This being the era of New Civility, some Republicans have agreed to intermingle with the Democrats during the State of the Union Address. While there is some support for this move, there is also some significant opposition.
It is, of course, tempting to dismiss this as mere empty political theater. After all, for a Democrat to sit beside a Republican does nothing of real substance. However, I think that this gesture is worthwhile.
First, symbolism and gestures are an important part of civility. It is, one might argue, the little niceties that go far in establishing at least the tone of civility. As such, this sort of gesture is well worth doing, of only as symbolic step towards more civility and unity.
Second, progress towards cooperation and civility begin with small things. As the hackneyed saying goes, a journey of a thousand miles begins with a single step. If the Democrats and Republicans can stand sitting next to each other for the duration of the speech, perhaps they will be slightly more willing to take more significant steps (such as working together for the general good).
Of course, there is some opposition to this proposal.
As noted above, it is tempting to dismiss this as a mere empty gesture and hence not worth doing. However, as noted above, the gestures seem important. For example, shaking someone’s hand is a small thing, but to refuse to do so is a mark of incivility and sets a negative tone.
A more serious reason is that, as congressman Broun has asserted, this seating plan is a trap. Broun presents an interesting blend of talking point reasons:
First, he claims that the Democrats do not want civility-they want to silence the Republicans. In light of the recent Nazi comparison from the Democrats, this does have more appeal. However, I suspect that the Democrats and Republicans do want some civility-at least until the Giffords story goes to the back burner of the 24 hour news cycle. Also, as far as the Democrats silencing the Republicans, the chances of this are on par with the chances that Sarah Palin will stay out of the media spotlight.
Second, he claims that part of the purpose of the trap is hide the true number of Democrats in the House. If the Democrats and Republicans are mixed together, then people who are apparently unaware of the election results or who do not understand how numbers work will not realize that the Republicans now have a majority.

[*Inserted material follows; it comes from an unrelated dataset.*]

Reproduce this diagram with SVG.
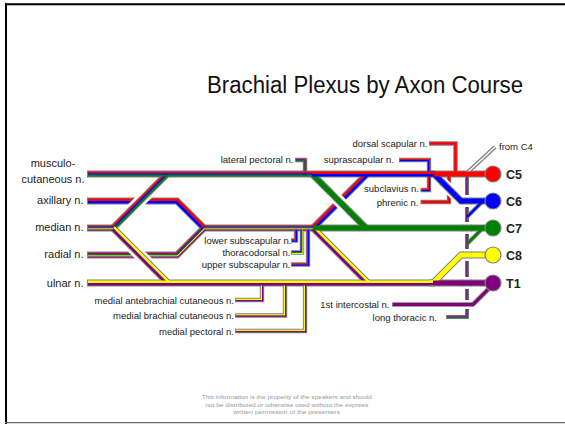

Third, he is worried that “when Barack Obama spews out all his venom, then, if they’re scattered throughout all the Republicans, then it won’t be as noticeable as if we’re sitting apart.” However, he should be glad that the parties are mixed-that way Obama might not be able to spew on all the Republicans at once or might be less inclined to spew and hit his fellow Democrats. More seriously, he does have a reasonable point that the diffusion will dilute how the responses appear on TV: rather than a camera panning over a block of cheering Democrats or a pan of scowling Republicans, it will pan over a mix of scowls and smiles.
As I see it, the mixing seems like a good idea. The State of the Union should be a time when Americans can pull together as Americans. Of course, this requires that the President refrain from partisan shots and that he endeavors to speak of America as a whole.